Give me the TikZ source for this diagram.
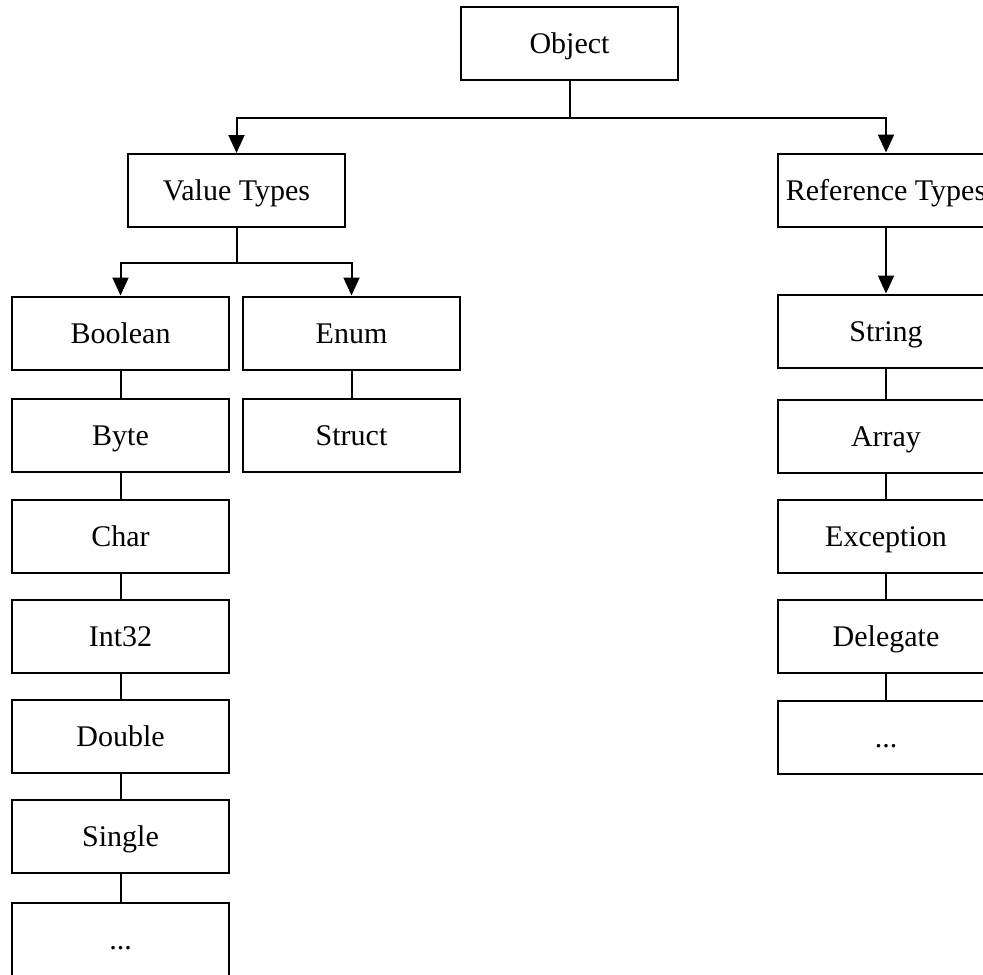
\documentclass[tikz,border=0pt]{standalone}
\usepackage{fontspec}
\setmainfont{Liberation Serif}
\usetikzlibrary{arrows.meta}

\begin{document}
\begin{tikzpicture}
[x=0.5pt,y=-0.5pt,
  typeBox/.style={shape=rectangle,draw,line width=1pt,minimum width=108.5pt,minimum height=36.5pt,inner sep=0pt,text height=13pt,text depth=3pt,font=\fontsize{15}{18}\selectfont},%
  linkLine/.style={-,line width=1pt},%
  arrowLine/.style={-{Triangle[length=9pt,width=8pt]},line width=1pt}]
\clip (0,0) rectangle (983,974);
%% boxes
\foreach \nodename/\nodetext/\x/\y in {object/Object/569.5/43.5,
  valueTypes/Value Types/236.5/190.5, refTypes/Reference Types/886/190,
  boolean/Boolean/120.5/333, byte/Byte/120.5/435.5, char/Char/120.5/536,
  int32/Int32/120.5/636, double/Double/120.5/736, single/Single/120.5/836,
  moreValue/{.\kern0pt.\kern0pt.}/120.5/939,
  enum/Enum/351.5/333, struct/Struct/351.5/435.5,
  string/String/886/331, array/Array/886/436, exception/Exception/886/536,
  delegate/Delegate/886/636, moreRef/{.\kern0pt.\kern0pt.}/886/737}
{
  \node (\nodename) at (\x,\y) [typeBox] {\nodetext};
}
%% arrows
\draw[arrowLine] (object.south) -- ++(0,-18.5pt) -| (valueTypes.north);
\draw[arrowLine] (object.south) -- ++(0,-18.5pt) -| (refTypes.north);
\draw[arrowLine] (valueTypes.south) -- ++(0,-17.5pt) -| (boolean.north);
\draw[arrowLine] (valueTypes.south) -- ++(0,-17.5pt) -| (enum.north);
\draw[arrowLine] (refTypes) -- (string);
%% plain links
\path
\foreach \startnode/\endnode in {boolean/byte, byte/char, char/int32, int32/double,
  double/single, single/moreValue, enum/struct, string/array, array/exception,
  exception/delegate, delegate/moreRef} {
  (\startnode) edge[linkLine] (\endnode)
};
\end{tikzpicture}
\end{document}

---

Exercise instructions => Repeat the listing in full and exactly. Do not include any images.

Task result =>
Give me the TikZ source for this diagram.
\documentclass[tikz,border=0pt]{standalone}
\usepackage{fontspec}
\setmainfont{Liberation Serif}
\usetikzlibrary{arrows.meta}

\begin{document}
\begin{tikzpicture}
[x=0.5pt,y=-0.5pt,
  typeBox/.style={shape=rectangle,draw,line width=1pt,minimum width=108.5pt,minimum height=36.5pt,inner sep=0pt,text height=13pt,text depth=3pt,font=\fontsize{15}{18}\selectfont},%
  linkLine/.style={-,line width=1pt},%
  arrowLine/.style={-{Triangle[length=9pt,width=8pt]},line width=1pt}]
\clip (0,0) rectangle (983,974);
%% boxes
\foreach \nodename/\nodetext/\x/\y in {object/Object/569.5/43.5,
  valueTypes/Value Types/236.5/190.5, refTypes/Reference Types/886/190,
  boolean/Boolean/120.5/333, byte/Byte/120.5/435.5, char/Char/120.5/536,
  int32/Int32/120.5/636, double/Double/120.5/736, single/Single/120.5/836,
  moreValue/{.\kern0pt.\kern0pt.}/120.5/939,
  enum/Enum/351.5/333, struct/Struct/351.5/435.5,
  string/String/886/331, array/Array/886/436, exception/Exception/886/536,
  delegate/Delegate/886/636, moreRef/{.\kern0pt.\kern0pt.}/886/737}
{
  \node (\nodename) at (\x,\y) [typeBox] {\nodetext};
}
%% arrows
\draw[arrowLine] (object.south) -- ++(0,-18.5pt) -| (valueTypes.north);
\draw[arrowLine] (object.south) -- ++(0,-18.5pt) -| (refTypes.north);
\draw[arrowLine] (valueTypes.south) -- ++(0,-17.5pt) -| (boolean.north);
\draw[arrowLine] (valueTypes.south) -- ++(0,-17.5pt) -| (enum.north);
\draw[arrowLine] (refTypes) -- (string);
%% plain links
\path
\foreach \startnode/\endnode in {boolean/byte, byte/char, char/int32, int32/double,
  double/single, single/moreValue, enum/struct, string/array, array/exception,
  exception/delegate, delegate/moreRef} {
  (\startnode) edge[linkLine] (\endnode)
};
\end{tikzpicture}
\end{document}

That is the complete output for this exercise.